■ Your task ■
Without the pictures, print each of the records below exactly as it appears.
* Begin Records *
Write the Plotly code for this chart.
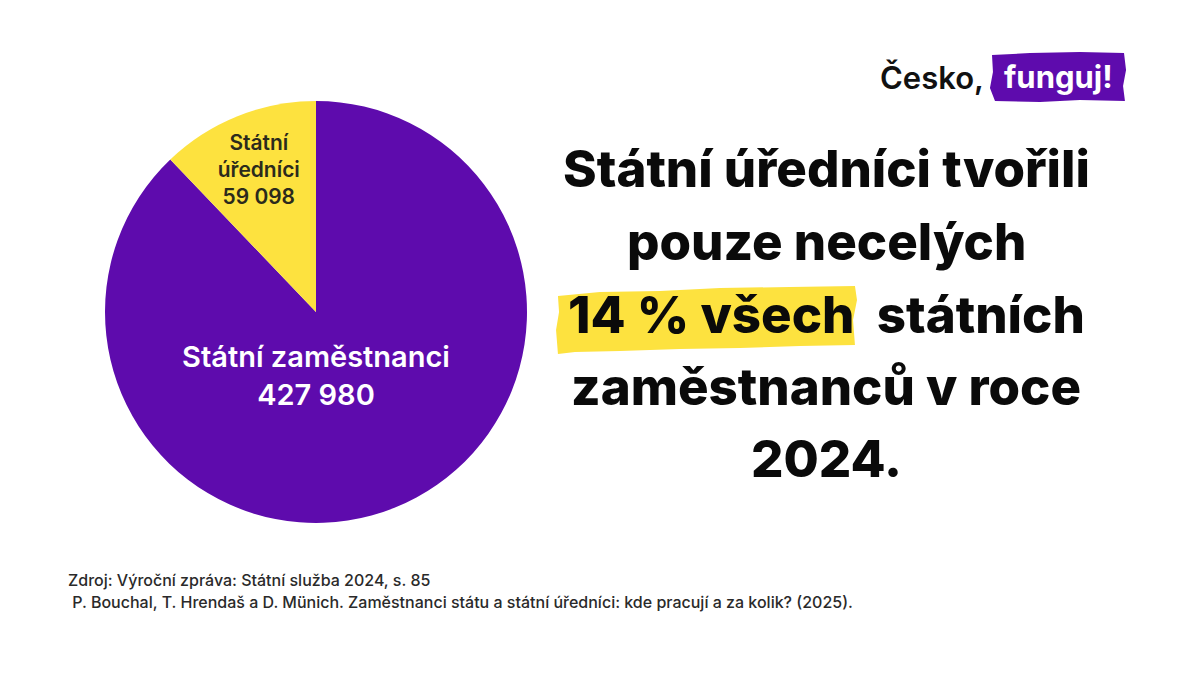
import plotly.graph_objects as go

W, H = 1200, 675
OFF = 8  # page body margin

# data
labels = ["Státní zaměstnanci", "Státní úředníci"]
label_text = ["Státní zaměstnanci", "Státní<br>úředníci"]
values = [427980, 59098]
colors = ["#5E0BAD", "#FDE23F"]
text_colors = ["#FFFFFF", "#2B2A1C"]

title_lines = [
    "Státní úředníci tvořili",
    "pouze necelých",
    "14 % všech\u00a0\u00a0státních",
    "zaměstnanců v roce",
    "2024.",
]
source_lines = [
    "Zdroj: Výroční zpráva: Státní služba 2024, s. 85",
    " P. Bouchal, T. Hrendaš a D. Münich. Zaměstnanci státu a státní úředníci: kde pracují a za kolik? (2025).",
]


def px(x):
    return (x - OFF) / W


def py(y):
    return 1 - (y - OFF) / H


def brush(pts):
    # pixel points -> svg path in paper coords
    return "M " + " L ".join(f"{px(x):.4f},{py(y):.4f}" for x, y in pts) + " Z"


fig = go.Figure()

fig.add_trace(go.Pie(
    labels=labels,
    values=values,
    text=label_text,
    texttemplate="%{text}<br>%{value:,}",
    textposition="inside",
    insidetextorientation="horizontal",
    sort=False,
    direction="clockwise",
    rotation=0,
    marker=dict(colors=colors, line=dict(width=0)),
    insidetextfont=dict(family="Inter", size=[29, 29], color=text_colors, weight=600),
    hoverinfo="label+value",
    showlegend=False,
    domain=dict(x=[px(105), px(527)], y=[py(523), py(101)]),
))

# yellow highlight behind "14 % všech"
highlight = [(558, 296), (600, 292), (660, 291), (720, 288), (790, 287), (855, 286),
             (857, 300), (853, 320), (855, 345), (800, 346), (740, 348), (680, 349),
             (620, 351), (575, 352), (558, 354), (556, 330), (559, 312)]
fig.add_shape(type="path", path=brush(highlight), xref="paper", yref="paper",
              fillcolor="#FDE23F", line=dict(width=0), layer="below")

# logo brush
logo = [(992, 55), (1030, 53), (1080, 52), (1124, 53), (1126, 70), (1123, 86),
        (1125, 101), (1080, 100), (1040, 102), (995, 101), (990, 88), (993, 72)]
fig.add_shape(type="path", path=brush(logo), xref="paper", yref="paper",
              fillcolor="#5E0BAD", line=dict(width=0), layer="below")

annotations = []
line_y = [168, 241, 314, 386, 458]
for t, y in zip(title_lines, line_y):
    annotations.append(dict(
        text=t, x=px(826), y=py(y), xref="paper", yref="paper",
        xanchor="center", yanchor="middle", showarrow=False,
        font=dict(family="Inter", size=51, color="#0A0A0A", weight=800),
    ))

annotations.append(dict(text="Česko,", x=px(878), y=py(77), xref="paper", yref="paper",
                        xanchor="left", yanchor="middle", showarrow=False,
                        font=dict(family="Inter", size=31, color="#111111", weight=600)))
annotations.append(dict(text="funguj!", x=px(1058), y=py(76), xref="paper", yref="paper",
                        xanchor="center", yanchor="middle", showarrow=False,
                        font=dict(family="Inter", size=31, color="#FFFFFF", weight=700)))

for t, y in zip(source_lines, [580, 602]):
    annotations.append(dict(text=t, x=px(66), y=py(y), xref="paper", yref="paper",
                            xanchor="left", yanchor="middle", showarrow=False,
                            font=dict(family="Inter", size=16, color="#2A2A2A", weight=500)))

fig.update_layout(
    width=W, height=H,
    margin=dict(l=0, r=0, t=0, b=0),
    paper_bgcolor="#FFFFFF",
    plot_bgcolor="#FFFFFF",
    separators=", ",
    annotations=annotations,
)

fig.write_html("out.html")
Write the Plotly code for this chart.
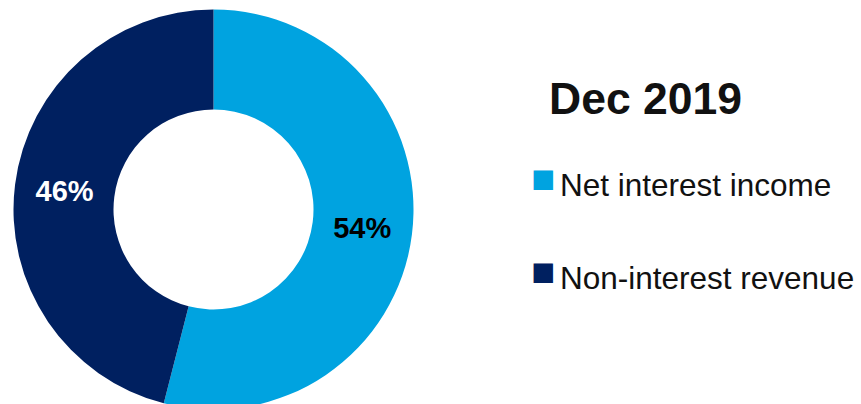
* End Records *
■ The result ■
Write the Plotly code for this chart.
import plotly.graph_objects as go

W, H = 1200, 675
OFF = 8  # page body margin

# data
labels = ["Státní zaměstnanci", "Státní úředníci"]
label_text = ["Státní zaměstnanci", "Státní<br>úředníci"]
values = [427980, 59098]
colors = ["#5E0BAD", "#FDE23F"]
text_colors = ["#FFFFFF", "#2B2A1C"]

title_lines = [
    "Státní úředníci tvořili",
    "pouze necelých",
    "14 % všech\u00a0\u00a0státních",
    "zaměstnanců v roce",
    "2024.",
]
source_lines = [
    "Zdroj: Výroční zpráva: Státní služba 2024, s. 85",
    " P. Bouchal, T. Hrendaš a D. Münich. Zaměstnanci státu a státní úředníci: kde pracují a za kolik? (2025).",
]


def px(x):
    return (x - OFF) / W


def py(y):
    return 1 - (y - OFF) / H


def brush(pts):
    # pixel points -> svg path in paper coords
    return "M " + " L ".join(f"{px(x):.4f},{py(y):.4f}" for x, y in pts) + " Z"


fig = go.Figure()

fig.add_trace(go.Pie(
    labels=labels,
    values=values,
    text=label_text,
    texttemplate="%{text}<br>%{value:,}",
    textposition="inside",
    insidetextorientation="horizontal",
    sort=False,
    direction="clockwise",
    rotation=0,
    marker=dict(colors=colors, line=dict(width=0)),
    insidetextfont=dict(family="Inter", size=[29, 29], color=text_colors, weight=600),
    hoverinfo="label+value",
    showlegend=False,
    domain=dict(x=[px(105), px(527)], y=[py(523), py(101)]),
))

# yellow highlight behind "14 % všech"
highlight = [(558, 296), (600, 292), (660, 291), (720, 288), (790, 287), (855, 286),
             (857, 300), (853, 320), (855, 345), (800, 346), (740, 348), (680, 349),
             (620, 351), (575, 352), (558, 354), (556, 330), (559, 312)]
fig.add_shape(type="path", path=brush(highlight), xref="paper", yref="paper",
              fillcolor="#FDE23F", line=dict(width=0), layer="below")

# logo brush
logo = [(992, 55), (1030, 53), (1080, 52), (1124, 53), (1126, 70), (1123, 86),
        (1125, 101), (1080, 100), (1040, 102), (995, 101), (990, 88), (993, 72)]
fig.add_shape(type="path", path=brush(logo), xref="paper", yref="paper",
              fillcolor="#5E0BAD", line=dict(width=0), layer="below")

annotations = []
line_y = [168, 241, 314, 386, 458]
for t, y in zip(title_lines, line_y):
    annotations.append(dict(
        text=t, x=px(826), y=py(y), xref="paper", yref="paper",
        xanchor="center", yanchor="middle", showarrow=False,
        font=dict(family="Inter", size=51, color="#0A0A0A", weight=800),
    ))

annotations.append(dict(text="Česko,", x=px(878), y=py(77), xref="paper", yref="paper",
                        xanchor="left", yanchor="middle", showarrow=False,
                        font=dict(family="Inter", size=31, color="#111111", weight=600)))
annotations.append(dict(text="funguj!", x=px(1058), y=py(76), xref="paper", yref="paper",
                        xanchor="center", yanchor="middle", showarrow=False,
                        font=dict(family="Inter", size=31, color="#FFFFFF", weight=700)))

for t, y in zip(source_lines, [580, 602]):
    annotations.append(dict(text=t, x=px(66), y=py(y), xref="paper", yref="paper",
                            xanchor="left", yanchor="middle", showarrow=False,
                            font=dict(family="Inter", size=16, color="#2A2A2A", weight=500)))

fig.update_layout(
    width=W, height=H,
    margin=dict(l=0, r=0, t=0, b=0),
    paper_bgcolor="#FFFFFF",
    plot_bgcolor="#FFFFFF",
    separators=", ",
    annotations=annotations,
)

fig.write_html("out.html")
Write the Plotly code for this chart.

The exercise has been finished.